Sebagai pemimpin,
Rasulullah SAW selalu hidup sederhana, dan jauh dari sikap boros dan
berlebihan, termasuk dalam soal makan dan minum. Dikatakan, Rasulullah SAW
tidak pernah makan kenyang sepanjang hidupnya sampai beliau wafat (HR Muslim).

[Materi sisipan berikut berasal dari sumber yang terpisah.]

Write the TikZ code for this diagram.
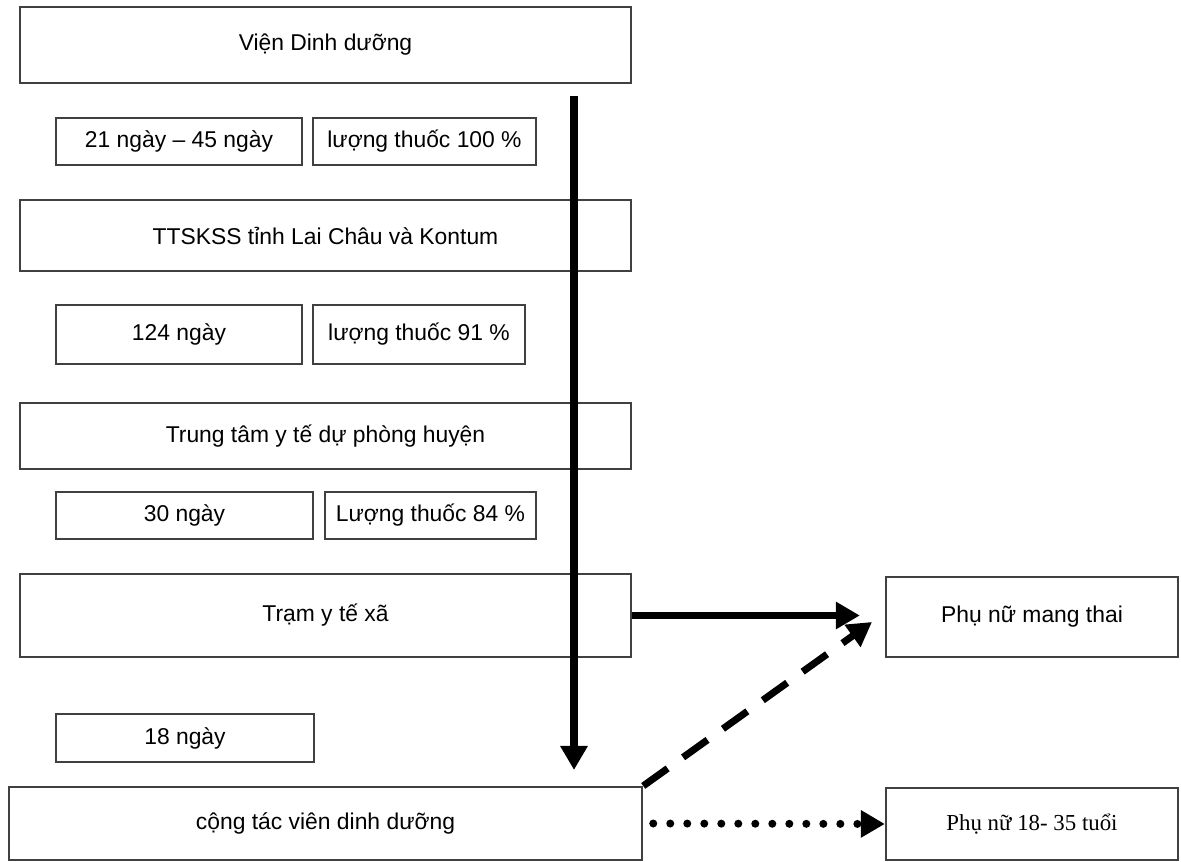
\documentclass[tikz,border=0pt]{standalone}
\usepackage{fontspec}
\setmainfont{Liberation Sans}
\newfontfamily\timesvn{Liberation Serif}
\usetikzlibrary{arrows.meta}

\tikzset{
  khung/.style={draw=black!75, line width=0.6pt, inner sep=0pt, font=\fontsize{6.5}{8}\selectfont},
  muiten/.style={line width=2pt, -{Triangle[width=0.26cm,length=0.24cm]}}
}

\begin{document}
\begin{tikzpicture}[x=0.01cm,y=-0.01cm]
        \useasboundingbox (0,0) rectangle (1181,862);

        \coordinate (dau) at (574,96);
        \coordinate (cuoi) at (574,770);
        \coordinate (dinh) at (872,622);

        % cot trai
        \node[khung, minimum width=6.11cm, minimum height=0.76cm] (vien) at (325.5,45) {Viện Dinh dưỡng};
        \node[khung, minimum width=2.46cm, minimum height=0.47cm] (ngay1) at (179,141.5) {21 ngày – 45 ngày};
        \node[khung, minimum width=2.23cm, minimum height=0.47cm] (thuoc1) at (424.5,141.5) {lượng thuốc 100 \%};
        \node[khung, minimum width=6.11cm, minimum height=0.71cm] (ttsk) at (325.5,235.5) {TTSKSS tỉnh Lai Châu và Kontum};
        \node[khung, minimum width=2.46cm, minimum height=0.59cm] (ngay2) at (179,334.5) {124 ngày};
        \node[khung, minimum width=2.12cm, minimum height=0.59cm] (thuoc2) at (419,334.5) {lượng thuốc 91 \%};
        \node[khung, minimum width=6.11cm, minimum height=0.66cm] (ttyt) at (325.5,436) {Trung tâm y tế dự phòng huyện};
        \node[khung, minimum width=2.57cm, minimum height=0.47cm] (ngay3) at (184.5,515.5) {30 ngày};
        \node[khung, minimum width=2.11cm, minimum height=0.47cm] (thuoc3) at (430.5,515.5) {Lượng thuốc 84 \%};
        \node[khung, minimum width=6.11cm, minimum height=0.83cm] (tram) at (325.5,615.5) {Trạm y tế xã};
        \node[khung, minimum width=2.58cm, minimum height=0.48cm] (ngay4) at (185,738) {18 ngày};
        \node[khung, minimum width=6.33cm, minimum height=0.73cm] (ctv) at (325.5,823.5) {cộng tác viên dinh dưỡng};

        % cot phai
        \node[khung, minimum width=2.92cm, minimum height=0.80cm] (mangthai) at (1032,617) {Phụ nữ mang thai};
        \node[khung, minimum width=2.92cm, minimum height=0.72cm, font=\fontsize{6.5}{8}\timesvn] (tuoi) at (1032,824) {Phụ nữ 18- 35 tuổi};

        \draw[muiten] (dau) -- (cuoi);
        \draw[muiten, shorten >=0.25cm] (tram.east) -- (tram.east -| mangthai.west);
        \draw[muiten, dash pattern=on 0.3cm off 0.19cm] (ctv.north east) -- (dinh);
        \draw[muiten, line width=0.08cm, line cap=round, dash pattern=on 0pt off 0.17cm,
              shorten <=0.1cm] (ctv.east) -- (tuoi.west);

    \end{tikzpicture}
\end{document}
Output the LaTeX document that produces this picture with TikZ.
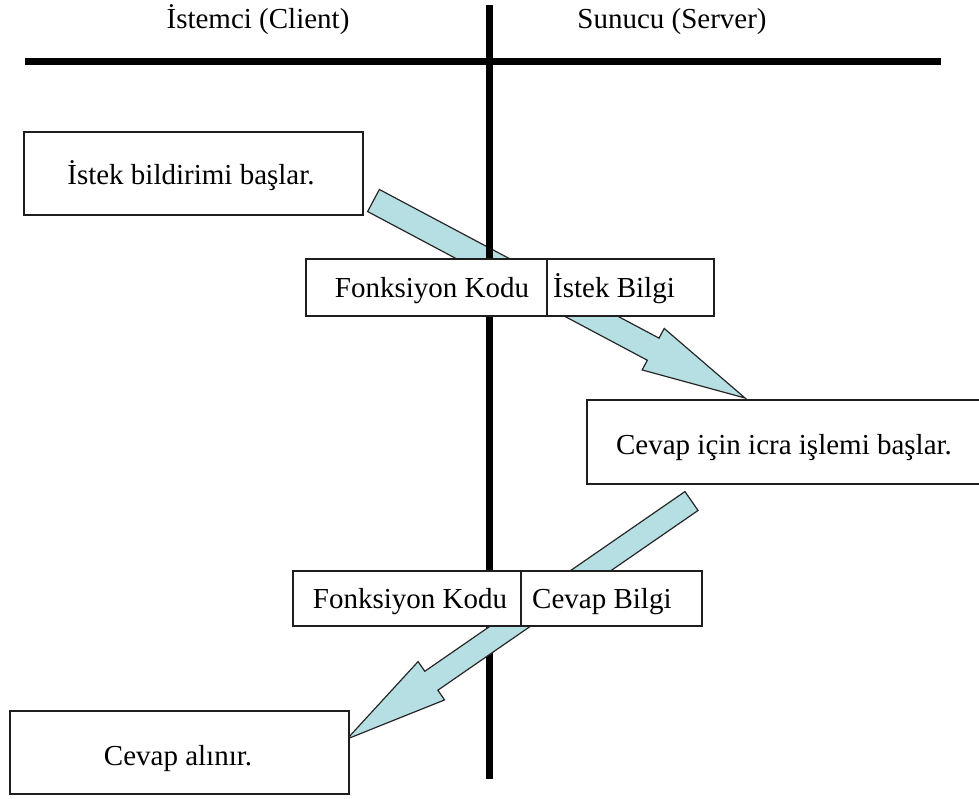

Kalaulah kita harus makan, maka disarankan agar sepertiga untuk makan,
sepertiga untuk minum, dan sepertiga lagi untuk udara atau bernapas (HR
Thirmidzi).
Seperti Nabi, Umar bin
al-Khaththab, meski tergolong kaya, beliau sangat sederhana dan asketis. Beliau
sering mengingatkan kaum Muslim agar tidak menjadi budak perut ('bd
al-buthun). Begitu pula sahabat-sahabat Nabi yang lain. Mereka hidup
sederhana. Di kalangan mereka, ada ungkapan yang sangat masyhur, yaitu: Nahnu
qaumun la na'kulu hatta naju' wa idza akalna la nasyba' (Kami adalah
segolongan manusia yang tidak makan hingga lapar, dan kalau makan pun tidak
sampai kenyang).
Secara spiritual, lapar
atau menahan lapar menjadi syarat utama bagi al-Salik, yaitu orang yang
menempuh perjalanan menuju Allah. Dalam kitab Ihya' `Ulum al-Din, Imam
Ghazali menulis satu pasal khusus tentang keutamaan lapar ini. Menurut Ghazali,
lapar itu mendatangkan banyak keutamaan. Di antaranya yang terpenting adalah
beberapa hal ini.
Pertama, mencerahkan hati
dan pikiran kita. Menurut Ghazali, orang yang lapar (bukan kelaparan) tidak
hanya sehat secara fisik, tetapi terlebih lagi sehat secara ruhani. Baginya,
hati manusia itu ibarat tanaman. Ia menjadi mati kalau terlalu banyak air atau
terendam banjir.
Kedua, meningkatkan sense
of crisis dan kepekaan sosial. Orang yang lapar lebih peka terhadap
kesulitan dan penderitaan orang lain. Ini berarti, lapar itu dapat menumbuhkan
jiwa penolong dan solidaritas sosial. Bahkan, menurut Ghazali, lapar itu
mengingatkan kita pada siksa dan azab akhirat, sehingga kita lebih tergugah
untuk memperbanyak ibadah dan amal shaleh.
Ketiga, mencegah dorongan
syahwat dan nafsu amarah. Menurut al-Ghazali, sumber dan energi syahwat itu
adalah makan dan minum. Oleh sebab itu, orang yang mengurangi makan dan minum,
ia akan mampu mengendalikan nafsu syhawatnya. Lalu, seperti umum diketahui,
orang yang mampu mengendalikan nafsunya, ia akan memperoleh kebaikan dan kebahagiaan,
dan sebaliknya orang yang dikendalikan oleh nafsunya, ia akan binasa dan
celaka. Inilah menurut Ghazali, keutamaan terbesar dari lapar.
Di samping itu, terdapat
keutamaan lapar yang lain lagi, yaitu terbukanya peluang dan kekuatan ibadah di
malam hari. Dikatakan, orang yang kenyang atau kekenyangan, akan mudah
terserang oleh rasa kantuk dan tidur, sedangkan orang yang lapar atau sedikit
makan dan minum, ia pasti tahan bangun dan melek malam.
Inilah
sesungguhnya makna firman Allah, ''Mereka sedikit sekali tidur di waktu malam.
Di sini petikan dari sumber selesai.